(Directive):
Transcribe the listing verbatim. Do not carry over any pictures.

## Start Available data

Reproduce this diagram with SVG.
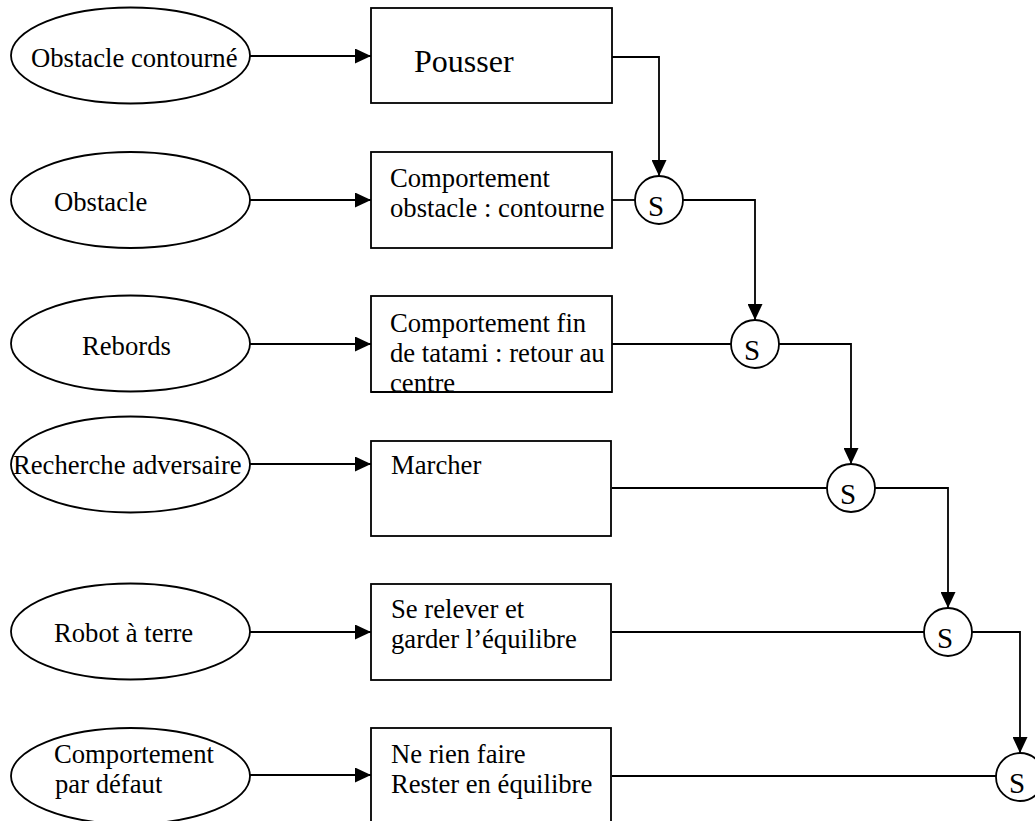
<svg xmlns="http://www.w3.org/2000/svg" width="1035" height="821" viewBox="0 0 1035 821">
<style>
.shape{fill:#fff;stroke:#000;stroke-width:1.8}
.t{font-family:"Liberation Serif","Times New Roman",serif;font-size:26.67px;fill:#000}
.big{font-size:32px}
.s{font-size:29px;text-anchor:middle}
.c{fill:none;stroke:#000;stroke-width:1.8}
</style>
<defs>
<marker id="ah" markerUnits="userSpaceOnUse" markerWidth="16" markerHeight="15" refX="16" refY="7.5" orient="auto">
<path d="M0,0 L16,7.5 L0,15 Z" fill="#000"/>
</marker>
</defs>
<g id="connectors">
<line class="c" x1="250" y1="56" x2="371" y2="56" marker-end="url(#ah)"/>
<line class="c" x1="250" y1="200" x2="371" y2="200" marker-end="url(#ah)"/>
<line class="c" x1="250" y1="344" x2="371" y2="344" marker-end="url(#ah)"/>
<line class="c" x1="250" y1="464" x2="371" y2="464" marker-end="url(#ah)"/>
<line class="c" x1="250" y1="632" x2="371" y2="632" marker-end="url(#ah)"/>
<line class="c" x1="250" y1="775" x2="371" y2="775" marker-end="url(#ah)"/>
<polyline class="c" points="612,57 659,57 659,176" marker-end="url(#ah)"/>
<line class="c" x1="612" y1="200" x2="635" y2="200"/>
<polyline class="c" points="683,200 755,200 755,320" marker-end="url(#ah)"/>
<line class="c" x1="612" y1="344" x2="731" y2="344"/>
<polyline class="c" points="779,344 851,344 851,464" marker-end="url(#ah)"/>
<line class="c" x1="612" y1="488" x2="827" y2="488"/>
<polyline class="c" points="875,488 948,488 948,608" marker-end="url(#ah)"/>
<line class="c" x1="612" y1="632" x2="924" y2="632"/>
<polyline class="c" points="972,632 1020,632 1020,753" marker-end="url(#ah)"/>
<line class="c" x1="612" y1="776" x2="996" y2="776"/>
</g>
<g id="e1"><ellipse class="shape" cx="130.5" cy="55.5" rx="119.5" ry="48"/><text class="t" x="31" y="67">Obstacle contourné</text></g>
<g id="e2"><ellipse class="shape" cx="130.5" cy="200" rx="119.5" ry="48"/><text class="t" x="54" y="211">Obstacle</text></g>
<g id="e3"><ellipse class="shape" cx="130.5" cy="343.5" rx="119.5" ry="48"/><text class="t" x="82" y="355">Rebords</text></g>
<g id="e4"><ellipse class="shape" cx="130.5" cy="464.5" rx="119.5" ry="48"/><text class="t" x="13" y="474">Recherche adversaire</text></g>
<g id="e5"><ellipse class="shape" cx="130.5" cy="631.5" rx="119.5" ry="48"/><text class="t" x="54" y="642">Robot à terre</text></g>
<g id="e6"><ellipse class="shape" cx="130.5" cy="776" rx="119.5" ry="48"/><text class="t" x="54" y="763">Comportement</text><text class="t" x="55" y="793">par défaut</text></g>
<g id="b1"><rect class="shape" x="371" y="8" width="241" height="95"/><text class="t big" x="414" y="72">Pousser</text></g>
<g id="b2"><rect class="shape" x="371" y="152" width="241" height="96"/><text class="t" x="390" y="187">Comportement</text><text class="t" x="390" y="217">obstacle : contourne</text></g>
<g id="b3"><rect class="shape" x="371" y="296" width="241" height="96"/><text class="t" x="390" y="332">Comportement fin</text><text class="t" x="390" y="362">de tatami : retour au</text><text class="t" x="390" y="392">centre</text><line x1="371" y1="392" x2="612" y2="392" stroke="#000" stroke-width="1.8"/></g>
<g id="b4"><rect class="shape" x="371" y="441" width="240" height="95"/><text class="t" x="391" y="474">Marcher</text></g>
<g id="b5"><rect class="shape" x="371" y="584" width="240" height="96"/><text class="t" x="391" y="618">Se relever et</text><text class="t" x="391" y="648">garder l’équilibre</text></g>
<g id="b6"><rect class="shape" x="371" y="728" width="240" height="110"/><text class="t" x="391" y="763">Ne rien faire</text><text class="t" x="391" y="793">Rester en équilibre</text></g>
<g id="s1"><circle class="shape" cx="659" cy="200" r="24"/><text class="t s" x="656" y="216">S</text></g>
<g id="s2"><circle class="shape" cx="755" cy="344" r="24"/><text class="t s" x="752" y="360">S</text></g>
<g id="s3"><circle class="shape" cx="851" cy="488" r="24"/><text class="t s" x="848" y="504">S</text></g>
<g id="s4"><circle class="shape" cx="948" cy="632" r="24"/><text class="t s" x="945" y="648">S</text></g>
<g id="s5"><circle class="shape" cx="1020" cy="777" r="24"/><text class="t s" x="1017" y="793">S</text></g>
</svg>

## End Available data

(Final result):
Reproduce this diagram with SVG.
<svg xmlns="http://www.w3.org/2000/svg" width="1035" height="821" viewBox="0 0 1035 821">
<style>
.shape{fill:#fff;stroke:#000;stroke-width:1.8}
.t{font-family:"Liberation Serif","Times New Roman",serif;font-size:26.67px;fill:#000}
.big{font-size:32px}
.s{font-size:29px;text-anchor:middle}
.c{fill:none;stroke:#000;stroke-width:1.8}
</style>
<defs>
<marker id="ah" markerUnits="userSpaceOnUse" markerWidth="16" markerHeight="15" refX="16" refY="7.5" orient="auto">
<path d="M0,0 L16,7.5 L0,15 Z" fill="#000"/>
</marker>
</defs>
<g id="connectors">
<line class="c" x1="250" y1="56" x2="371" y2="56" marker-end="url(#ah)"/>
<line class="c" x1="250" y1="200" x2="371" y2="200" marker-end="url(#ah)"/>
<line class="c" x1="250" y1="344" x2="371" y2="344" marker-end="url(#ah)"/>
<line class="c" x1="250" y1="464" x2="371" y2="464" marker-end="url(#ah)"/>
<line class="c" x1="250" y1="632" x2="371" y2="632" marker-end="url(#ah)"/>
<line class="c" x1="250" y1="775" x2="371" y2="775" marker-end="url(#ah)"/>
<polyline class="c" points="612,57 659,57 659,176" marker-end="url(#ah)"/>
<line class="c" x1="612" y1="200" x2="635" y2="200"/>
<polyline class="c" points="683,200 755,200 755,320" marker-end="url(#ah)"/>
<line class="c" x1="612" y1="344" x2="731" y2="344"/>
<polyline class="c" points="779,344 851,344 851,464" marker-end="url(#ah)"/>
<line class="c" x1="612" y1="488" x2="827" y2="488"/>
<polyline class="c" points="875,488 948,488 948,608" marker-end="url(#ah)"/>
<line class="c" x1="612" y1="632" x2="924" y2="632"/>
<polyline class="c" points="972,632 1020,632 1020,753" marker-end="url(#ah)"/>
<line class="c" x1="612" y1="776" x2="996" y2="776"/>
</g>
<g id="e1"><ellipse class="shape" cx="130.5" cy="55.5" rx="119.5" ry="48"/><text class="t" x="31" y="67">Obstacle contourné</text></g>
<g id="e2"><ellipse class="shape" cx="130.5" cy="200" rx="119.5" ry="48"/><text class="t" x="54" y="211">Obstacle</text></g>
<g id="e3"><ellipse class="shape" cx="130.5" cy="343.5" rx="119.5" ry="48"/><text class="t" x="82" y="355">Rebords</text></g>
<g id="e4"><ellipse class="shape" cx="130.5" cy="464.5" rx="119.5" ry="48"/><text class="t" x="13" y="474">Recherche adversaire</text></g>
<g id="e5"><ellipse class="shape" cx="130.5" cy="631.5" rx="119.5" ry="48"/><text class="t" x="54" y="642">Robot à terre</text></g>
<g id="e6"><ellipse class="shape" cx="130.5" cy="776" rx="119.5" ry="48"/><text class="t" x="54" y="763">Comportement</text><text class="t" x="55" y="793">par défaut</text></g>
<g id="b1"><rect class="shape" x="371" y="8" width="241" height="95"/><text class="t big" x="414" y="72">Pousser</text></g>
<g id="b2"><rect class="shape" x="371" y="152" width="241" height="96"/><text class="t" x="390" y="187">Comportement</text><text class="t" x="390" y="217">obstacle : contourne</text></g>
<g id="b3"><rect class="shape" x="371" y="296" width="241" height="96"/><text class="t" x="390" y="332">Comportement fin</text><text class="t" x="390" y="362">de tatami : retour au</text><text class="t" x="390" y="392">centre</text><line x1="371" y1="392" x2="612" y2="392" stroke="#000" stroke-width="1.8"/></g>
<g id="b4"><rect class="shape" x="371" y="441" width="240" height="95"/><text class="t" x="391" y="474">Marcher</text></g>
<g id="b5"><rect class="shape" x="371" y="584" width="240" height="96"/><text class="t" x="391" y="618">Se relever et</text><text class="t" x="391" y="648">garder l’équilibre</text></g>
<g id="b6"><rect class="shape" x="371" y="728" width="240" height="110"/><text class="t" x="391" y="763">Ne rien faire</text><text class="t" x="391" y="793">Rester en équilibre</text></g>
<g id="s1"><circle class="shape" cx="659" cy="200" r="24"/><text class="t s" x="656" y="216">S</text></g>
<g id="s2"><circle class="shape" cx="755" cy="344" r="24"/><text class="t s" x="752" y="360">S</text></g>
<g id="s3"><circle class="shape" cx="851" cy="488" r="24"/><text class="t s" x="848" y="504">S</text></g>
<g id="s4"><circle class="shape" cx="948" cy="632" r="24"/><text class="t s" x="945" y="648">S</text></g>
<g id="s5"><circle class="shape" cx="1020" cy="777" r="24"/><text class="t s" x="1017" y="793">S</text></g>
</svg>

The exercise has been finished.